Address Validation. Whereas standardization refers to the way an address is formatted, the process of address validation confirms whether a given address is valid and current. Address databases, from private or government sources, are often used to validate addresses. For example, the USPS databases discussed above may be used for comparison purposes to validate addresses.
In addition to governmental postal services, private businesses such as commercial parcel carriers often develop and maintain address databases for storing unique and valuable customer information. Private databases, developed independent of government postal service data, may represent the next generation in addressing precision and data storage. In the future, a wider variety of governmental and private address databases will be available.
USPS address databases are regularly updated with new data. In addition to regular, periodic updates, the USPS has also developed a number of correction databases including NCOA and LACS. The National Change of Address (NCOA) database contains address change records. The Locatable Address Conversion System (LACS) contains new addresses for regions that have undergone a conversion from rural route to city-type addresses.

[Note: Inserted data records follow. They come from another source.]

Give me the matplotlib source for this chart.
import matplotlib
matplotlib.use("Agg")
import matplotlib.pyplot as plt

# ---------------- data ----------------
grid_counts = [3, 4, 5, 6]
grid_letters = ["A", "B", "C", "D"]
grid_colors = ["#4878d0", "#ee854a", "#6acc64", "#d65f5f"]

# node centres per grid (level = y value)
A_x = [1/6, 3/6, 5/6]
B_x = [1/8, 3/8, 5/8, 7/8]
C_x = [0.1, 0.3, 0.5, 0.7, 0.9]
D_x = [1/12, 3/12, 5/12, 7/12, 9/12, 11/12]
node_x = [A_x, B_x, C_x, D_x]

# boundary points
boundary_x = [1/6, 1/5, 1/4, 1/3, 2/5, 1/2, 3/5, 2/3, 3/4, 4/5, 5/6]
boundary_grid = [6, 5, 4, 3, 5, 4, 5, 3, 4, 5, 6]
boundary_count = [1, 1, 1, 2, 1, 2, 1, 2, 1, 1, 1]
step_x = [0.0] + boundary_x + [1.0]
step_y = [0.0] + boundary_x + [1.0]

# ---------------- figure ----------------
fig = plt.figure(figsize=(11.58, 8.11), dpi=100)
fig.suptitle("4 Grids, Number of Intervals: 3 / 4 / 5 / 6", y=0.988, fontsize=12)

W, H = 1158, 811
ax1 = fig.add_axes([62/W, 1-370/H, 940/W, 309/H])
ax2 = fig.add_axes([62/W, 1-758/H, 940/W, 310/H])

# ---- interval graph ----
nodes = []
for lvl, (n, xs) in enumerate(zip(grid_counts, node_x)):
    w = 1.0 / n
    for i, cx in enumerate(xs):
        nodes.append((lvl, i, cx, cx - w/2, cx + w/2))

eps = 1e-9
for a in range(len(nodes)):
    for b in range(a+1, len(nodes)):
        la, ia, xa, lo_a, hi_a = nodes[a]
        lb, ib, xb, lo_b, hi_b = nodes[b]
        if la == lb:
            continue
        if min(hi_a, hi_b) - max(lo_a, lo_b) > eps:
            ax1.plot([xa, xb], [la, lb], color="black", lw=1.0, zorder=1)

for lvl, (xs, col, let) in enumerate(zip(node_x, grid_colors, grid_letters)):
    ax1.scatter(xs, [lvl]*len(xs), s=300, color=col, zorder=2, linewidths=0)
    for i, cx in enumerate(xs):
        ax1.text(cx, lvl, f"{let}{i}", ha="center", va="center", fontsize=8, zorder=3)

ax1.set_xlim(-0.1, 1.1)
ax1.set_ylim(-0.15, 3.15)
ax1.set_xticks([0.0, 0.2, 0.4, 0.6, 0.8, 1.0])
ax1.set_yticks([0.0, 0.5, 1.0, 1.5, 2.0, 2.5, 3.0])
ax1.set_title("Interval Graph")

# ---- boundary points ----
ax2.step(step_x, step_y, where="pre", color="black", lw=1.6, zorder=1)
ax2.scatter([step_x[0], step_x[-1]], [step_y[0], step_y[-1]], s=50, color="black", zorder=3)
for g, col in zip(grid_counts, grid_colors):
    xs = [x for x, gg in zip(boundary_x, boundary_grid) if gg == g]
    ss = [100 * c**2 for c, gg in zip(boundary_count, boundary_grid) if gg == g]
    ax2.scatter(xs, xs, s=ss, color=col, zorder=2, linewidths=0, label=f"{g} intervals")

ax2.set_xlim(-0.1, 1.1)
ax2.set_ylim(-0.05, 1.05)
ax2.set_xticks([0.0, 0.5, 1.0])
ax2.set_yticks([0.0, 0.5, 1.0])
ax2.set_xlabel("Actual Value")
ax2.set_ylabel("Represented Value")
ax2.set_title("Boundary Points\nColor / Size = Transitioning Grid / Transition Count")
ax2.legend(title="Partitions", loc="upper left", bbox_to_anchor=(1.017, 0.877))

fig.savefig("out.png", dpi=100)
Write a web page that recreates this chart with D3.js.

Because of growth and changes in population, address databases generally require frequent updating. As with any other large database, updating the data in very large address databases is often technically challenging and time-consuming. Thus, in the context of address databases, there is a need in the art for an improved database management system capable of maintaining and protecting large quantities of address data, distributing frequent updates to users or subscribers in a cost-effective manner, and processing requests for address data quickly and efficiently.